Ask for help, especially if you secured the loan to help pay for your children’s education. If they have decent income, see if they can help pay down the loans from which they benefited.
Liquidate! Look around and see if there’s anything of value that you can sell—artwork, jewelry, collections and such. For the good stuff, contact a local dealer or an auction house. Otherwise, consider listing items on eBay, Craigslist or hold a garage sale.
Check into other repayment options. Extend the loan if you can. A 10-year loan extended to 20 or 25 years can cut payments dramatically. Contact your lender directly.
Garnishments can be your friend. Seriously. If you end up going into default (270 to 360 days behind on payments), the government can garnish your wages, Social Security payments or income tax refunds. They are limited, however. What you end up paying through garnishments may be less than what you’d pay with an alternative repayment plan. Not exactly the best way to do it, but it is a viable option.
Watch your retirement savings. It can’t be touched until the cash is deposited into your bank account. Then you might face a lawsuit from your lender to recover funds. So keep your retirement money in retirement.

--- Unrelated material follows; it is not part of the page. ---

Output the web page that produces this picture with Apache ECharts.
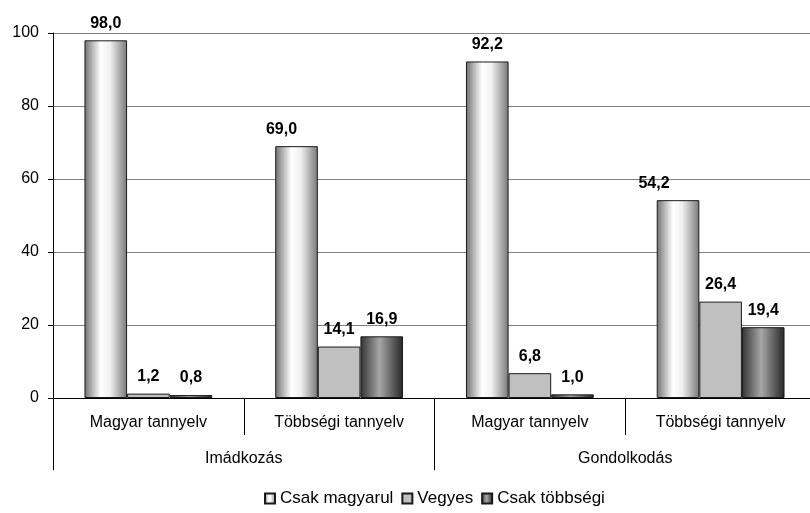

Chapter 13 bankruptcy. Student loan debt can sometimes be included in a court-supervised repayment plan. If you still owe a student loan balance at the end of the repayment plan and paying it off would cause severe hardship, there’ve been cases where the debt has been successfully discharged. (Note: This doesn’t always work, so don’t count on it.)
Chapter 7 bankruptcy. Usually, student loan debt is hard to discharge, but some have succeeded. If you can’t maintain a minimal standard of living and it looks like you won’t be able to for the extended future, you might get a pass—but usually only if you’ve made a good faith effort to repay your student loan debt prior to filing bankruptcy.
Are you sick? Disabled? If so, you may not have to repay your student loans, whether or not you file bankruptcy. If your doctor certifies you’re totally and permanently disabled, you receive either SSDI or SSI, or you’re a veteran who’s unemployable due to a service-related condition, you might qualify for forgiveness. Unemployable veterans can even, in some circumstances, qualify for a refund of student loan payments they’ve already made.
Stay away from home equity. Using home equity loans is big time “risky business.” If you can’t repay, you could face foreclosure. Home equity loans also don’t offer affordable, flexible payment plans that federal and some private loans have. Financial experts really wave the caution flag if you’re thinking of dipping into home equity!
• Nationwide as of 2013, 70 percent of graduating seniors from four-year colleges had student loans, with the average outstanding debt being $28,400.
• In California, 55 percent of 2013 graduating college seniors had student loans, with an average outstanding debt of $20,340. California ranks 36th in the nation in the percentage of students with loans and 49th in average student loan debt.
• Outstanding federal student loan debt rose from slightly more than $400 billion in 2005 to more than $1 trillion in 2013.
• Total outstanding student debt for those 65 and older grew at a much faster pace—from about $2.8 billion in 2005 to $18.2 billion in 2013.
• More than 80 percent of the student loan debt held by those 65 and older was for their own education not their children’s.
• In 2013, about $150 million from Social Security payments for about 155,000 people was used as offsets for federal student loan debt. About 36,000 of the 155,000 people affected were 65 and older.
• In 2002, about 31,000 people had Social Security payments offset for federal student loan debt, and about 6,000 of those were 65 or older.